In this sense, Watterson’s line joins a long critique of efficiency worship. Frederick Winslow Taylor’s scientific management, outlined in “The Principles of Scientific Management” (1911), sought to optimize labor through measurement and standardization. Although such methods increased productivity, critics later observed that they often reduced workers to components in a system, valued more for compliance than judgment. Consequently, the quote reads as a warning about what happens when efficiency becomes an unquestioned virtue. Skill is hard to quantify, and care often looks slow on a spreadsheet. Nevertheless, these are the very qualities that prevent shoddy buildings, indifferent service, and disposable culture. When they are dismissed as luxuries, the hidden costs eventually return in the form of burnout, mistrust, and poor work.

The Quiet Cost of Disrespecting Labor

Beyond economics, there is an emotional cost to treating skill and care as expendable.
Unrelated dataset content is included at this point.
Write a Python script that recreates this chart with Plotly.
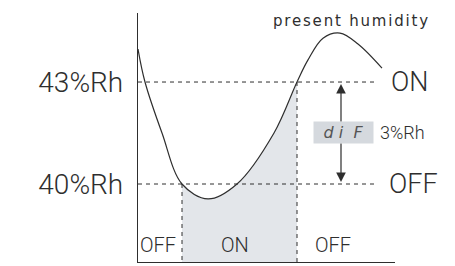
import plotly.graph_objects as go

# ---- data ----
time = [0, 7, 24, 44, 70, 99, 136, 159, 170, 185, 202, 220, 244]
humidity = [43.97, 43.0, 41.5, 40.0, 39.56, 40.0, 41.5, 43.0, 43.65, 44.29, 44.44, 44.12, 43.41]
on_level = 43
off_level = 40
diff_text = "3%Rh"
level_labels = ["40%Rh", "43%Rh"]
state_labels = ["OFF", "ON", "OFF"]

# ---- layout constants ----
y_low, y_high = 37.706, 45.03
x_low, x_high = 0, 257
t_on, t_off = 44, 159          # times where curve crosses thresholds
dash_end = 240
arrow_t = 203
box_t = 205.5
box_bottom, box_top = 41.24, 41.79

INK = "#2e2e2e"
FONT = "Roboto, Liberation Sans, sans-serif"

fig = go.Figure()

# shaded ON region
i0 = time.index(t_on)
i1 = time.index(t_off)
fig.add_trace(go.Scatter(
    x=time[i0:i1 + 1], y=humidity[i0:i1 + 1], mode="lines",
    line=dict(width=0, shape="spline"), fill="tozeroy",
    fillcolor="#e3e6ea", hoverinfo="skip", showlegend=False))

# humidity curve
fig.add_trace(go.Scatter(
    x=time, y=humidity, mode="lines",
    line=dict(color=INK, width=1.2, shape="spline"),
    hoverinfo="skip", showlegend=False))

dash = dict(color=INK, width=1, dash="4px,4px")
fig.add_shape(type="line", x0=0, x1=dash_end, y0=on_level, y1=on_level, xref="x", yref="y", line=dash)
fig.add_shape(type="line", x0=0, x1=dash_end, y0=off_level, y1=off_level, xref="x", yref="y", line=dash)
fig.add_shape(type="line", x0=t_on, x1=t_on, y0=off_level, y1=y_low, xref="x", yref="y", line=dash)
fig.add_shape(type="line", x0=t_off, x1=t_off, y0=on_level, y1=y_low, xref="x", yref="y", line=dash)

# arrows
for tip, tail in [(on_level, box_top), (off_level, box_bottom)]:
    fig.add_annotation(x=arrow_t, y=tip, ax=arrow_t, ay=tail, xref="x", yref="y",
                       axref="x", ayref="y", text="", showarrow=True,
                       arrowhead=2, arrowsize=1.6, arrowwidth=1.2,
                       arrowcolor=INK, standoff=2)

# dif box
fig.add_annotation(x=box_t, y=(box_top + box_bottom) / 2, xref="x", yref="y",
                   text="<i>d i  F</i>", showarrow=False, bgcolor="#d5d9de",
                   width=57, height=19, font=dict(family="DejaVu Sans", size=16, color="#555"))
fig.add_annotation(x=240, y=(box_top + box_bottom) / 2, xref="x", yref="y",
                   text=diff_text, showarrow=False, xanchor="left",
                   font=dict(family=FONT, size=18, color=INK, weight=300))

# right labels
fig.add_annotation(x=251, y=on_level, xref="x", yref="y", text="ON", showarrow=False,
                   xanchor="left", font=dict(family=FONT, size=27, color=INK, weight=300))
fig.add_annotation(x=249, y=off_level, xref="x", yref="y", text="OFF", showarrow=False,
                   xanchor="left", font=dict(family=FONT, size=27, color=INK, weight=300))

# bottom state labels
for t, lab in zip([20, 97, 195], state_labels):
    fig.add_annotation(x=t, y=38.21, xref="x", yref="y", text=lab, showarrow=False,
                       font=dict(family=FONT, size=20, color=INK, weight=300))

fig.add_annotation(x=213, y=44.79, xref="x", yref="y",
                   text='<span style="letter-spacing:1.8px">present humidity</span>',
                   showarrow=False, font=dict(family="DejaVu Sans", size=15, color=INK))

fig.update_xaxes(range=[x_low, x_high], showline=True, linecolor=INK, linewidth=1,
                 showgrid=False, zeroline=False, showticklabels=False, ticks="")
fig.update_yaxes(range=[y_low, y_high], showline=True, linecolor=INK, linewidth=1.3,
                 showgrid=False, zeroline=False, tickvals=[off_level, on_level],
                 ticktext=level_labels, ticks="", ticklabelstandoff=8,
                 tickfont=dict(family=FONT, size=28, color=INK, weight=300))

fig.update_layout(width=455, height=266, margin=dict(l=138, r=60, t=13, b=4),
                  paper_bgcolor="white", plot_bgcolor="white", showlegend=False)

fig.write_html("out.html", config={"displayModeBar": False},
               post_script="document.body.style.margin='0';")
Studs Terkel’s Working (1974) gathered voices from ordinary laborers who repeatedly expressed the desire not just for wages, but for recognition, competence, and self-respect. Their testimonies suggest that people do not merely want to work; they want their work to matter and to reflect something honorable in themselves. Therefore, when labor is stripped of care, workers may still perform their duties, but they often lose the inner reward that makes effort sustainable. Pride is not vanity here; it is a sign that a person has been allowed to act with seriousness and conscience. Remove that possibility, and the job may continue, but the worker’s spirit is quietly diminished.

Recovering Pride Through Valuing Care

Finally, Watterson’s question implies its own answer: pride in work can return only when care is no longer treated as an indulgence. This means building workplaces, schools, and professions that honor thoroughness, mentorship, and mastery rather than praising speed alone. Toyota’s production philosophy, especially the principle of jidoka developed in the twentieth century, became influential precisely because it recognized that quality must be built into the process, not inspected in afterward. In the end, the quote asks society to reconsider what it calls practical. A culture that neglects skill may produce more in the short term, but it produces less worth cherishing. By contrast, when people are given the chance to work carefully and well, pride ceases to be sentimental—it becomes the natural result of respected human effort.